REQUIRED TASK -> Take every line from the first down to the line with "plt.rcParams['font.family'] = ['Liberation" and set it down exactly, without the pictures.

GIVEN MATERIAL ->
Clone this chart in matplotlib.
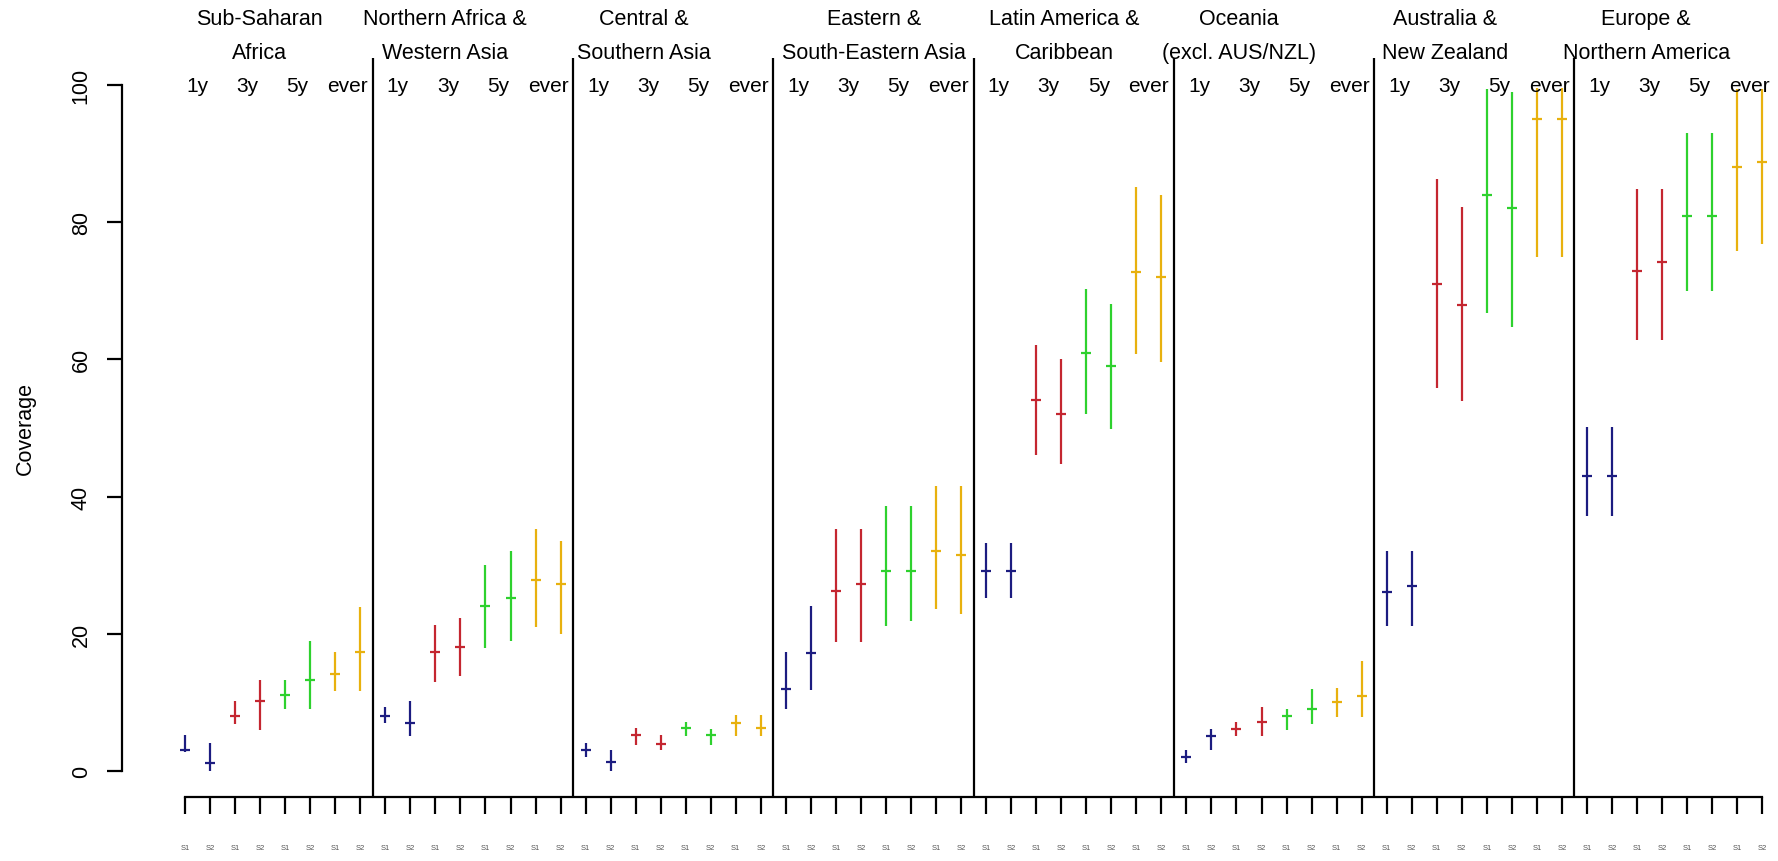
import matplotlib.pyplot as plt
import numpy as np

plt.rcParams['font.family'] = ['Liberation Sans', 'DejaVu Sans']

regions = ['Sub-Saharan\nAfrica', 'Northern Africa &\nWestern Asia',
           'Central &\nSouthern Asia', 'Eastern &\nSouth-Eastern Asia',
           'Latin America &\nCaribbean', 'Oceania\n(excl. AUS/NZL)',
           'Australia &\nNew Zealand', 'Europe &\nNorthern America']
periods = ['1y', '3y', '5y', 'ever']
surveys = ['S1', 'S2']

# per region: 1y S1, 1y S2, 3y S1, 3y S2, 5y S1, 5y S2, ever S1, ever S2
est = [
    [3.0, 1.2, 8.0, 10.2, 11.1, 13.3, 14.1, 17.3],
    [8.0, 7.0, 17.3, 18.1, 24.0, 25.2, 27.8, 27.2],
    [3.0, 1.3, 5.25, 3.9, 6.2, 5.25, 7.0, 6.2],
    [12.0, 17.2, 26.3, 27.2, 29.1, 29.1, 32.1, 31.5],
    [29.2, 29.2, 54.1, 52.0, 60.9, 59.0, 72.8, 72.0],
    [2.1, 5.15, 6.1, 7.1, 8.0, 9.1, 10.1, 11.0],
    [26.1, 27.0, 71.0, 67.9, 84.0, 82.1, 95.0, 95.0],
    [43.0, 43.0, 72.9, 74.2, 80.9, 80.9, 88.0, 88.8],
]
lower = [
    [2.7, 0.0, 6.85, 6.0, 9.0, 9.0, 11.7, 11.7],
    [6.95, 5.05, 13.0, 13.9, 18.0, 19.0, 21.0, 20.0],
    [2.0, 0.0, 3.8, 3.0, 5.15, 3.8, 5.15, 5.15],
    [9.0, 11.85, 18.85, 18.85, 21.2, 21.9, 23.6, 22.9],
    [25.2, 25.2, 46.0, 44.75, 52.0, 49.9, 60.8, 59.6],
    [1.2, 3.0, 5.15, 5.15, 6.0, 6.85, 7.8, 7.8],
    [21.1, 21.1, 55.8, 54.0, 66.8, 64.7, 74.9, 74.9],
    [37.2, 37.2, 62.9, 62.9, 70.0, 70.0, 75.8, 76.8],
]
upper = [
    [5.2, 4.1, 10.2, 13.3, 13.3, 19.0, 17.3, 23.9],
    [9.3, 10.25, 21.3, 22.3, 30.1, 32.1, 35.3, 33.6],
    [4.1, 3.1, 6.2, 5.25, 7.2, 6.1, 8.1, 8.1],
    [17.3, 24.0, 35.3, 35.3, 38.6, 38.6, 41.6, 41.6],
    [33.2, 33.2, 62.1, 60.1, 70.3, 68.1, 85.1, 84.0],
    [3.1, 6.1, 7.1, 9.3, 9.1, 12.0, 12.05, 16.1],
    [32.0, 32.0, 86.3, 82.2, 99.4, 99.0, 99.5, 99.5],
    [50.1, 50.1, 84.9, 84.9, 93.0, 93.0, 99.4, 99.4],
]
header_x = [3.96, 11.39, 19.34, 28.53, 36.12, 43.1, 51.34, 59.37]

colors = ['#1c1c80', '#c42630', '#2ed12e', '#e8b10e']

est = np.array(est)
lower = np.array(lower)
upper = np.array(upper)
n_reg, n_bar = est.shape
x = np.arange(1, n_reg * n_bar + 1).reshape(n_reg, n_bar)

fig = plt.figure(figsize=(17.78, 8.62), dpi=100)
ax = fig.add_axes([0.0686, 0.0742, 0.958, 0.8578])
ax.set_xlim(1 - 63 * 0.04, 64 + 63 * 0.04)
ax.set_ylim(-3.8, 104)

for j in range(n_bar):
    c = colors[j // 2]
    ax.vlines(x[:, j], lower[:, j], upper[:, j], color=c, lw=1.6)
    ax.plot(x[:, j], est[:, j], ls='none', marker='_', ms=7, mew=1.6, color=c)

# panel separators, full height of the plot region
for k in range(1, n_reg):
    ax.axvline(8 * k + 0.5, color='black', lw=1.6)

# period labels inside each panel, headers above
for i in range(n_reg):
    for p, lab in enumerate(periods):
        ax.text(x[i, 2 * p] + 0.5, 100, lab, ha='center', va='center',
                fontsize=15)
    for n, line in enumerate(regions[i].split('\n')):
        ax.annotate(line, xy=(header_x[i], 862 - 20 - 34 * n),
                    xycoords=('data', 'figure pixels'),
                    ha='center', va='center', fontsize=15.5,
                    annotation_clip=False)

for s in ['top', 'right']:
    ax.spines[s].set_visible(False)
ax.spines['left'].set_bounds(0, 100)
ax.spines['bottom'].set_bounds(1, 64)
for s in ['left', 'bottom']:
    ax.spines[s].set_linewidth(1.6)

ax.set_yticks([0, 20, 40, 60, 80, 100])
ax.set_yticklabels(['0', '20', '40', '60', '80', '100'], rotation=90,
                   va='center', fontsize=15.5)
ax.tick_params(axis='y', length=10.8, width=1.6, pad=11)

ax.set_xticks(x.ravel())
ax.set_xticklabels(surveys * (x.size // 2), fontsize=5.5, color='#555555')
ax.tick_params(axis='x', length=12, width=1.6, pad=22)

ax.set_ylabel('Coverage', fontsize=15.5, va='center')
ax.yaxis.set_label_coords(-0.057, 0.5)

fig.savefig('out.png', dpi=100)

RESULT OF THE TASK ->
Clone this chart in matplotlib.
import matplotlib.pyplot as plt
import numpy as np

plt.rcParams['font.family'] = ['Liberation Sans', 'DejaVu Sans']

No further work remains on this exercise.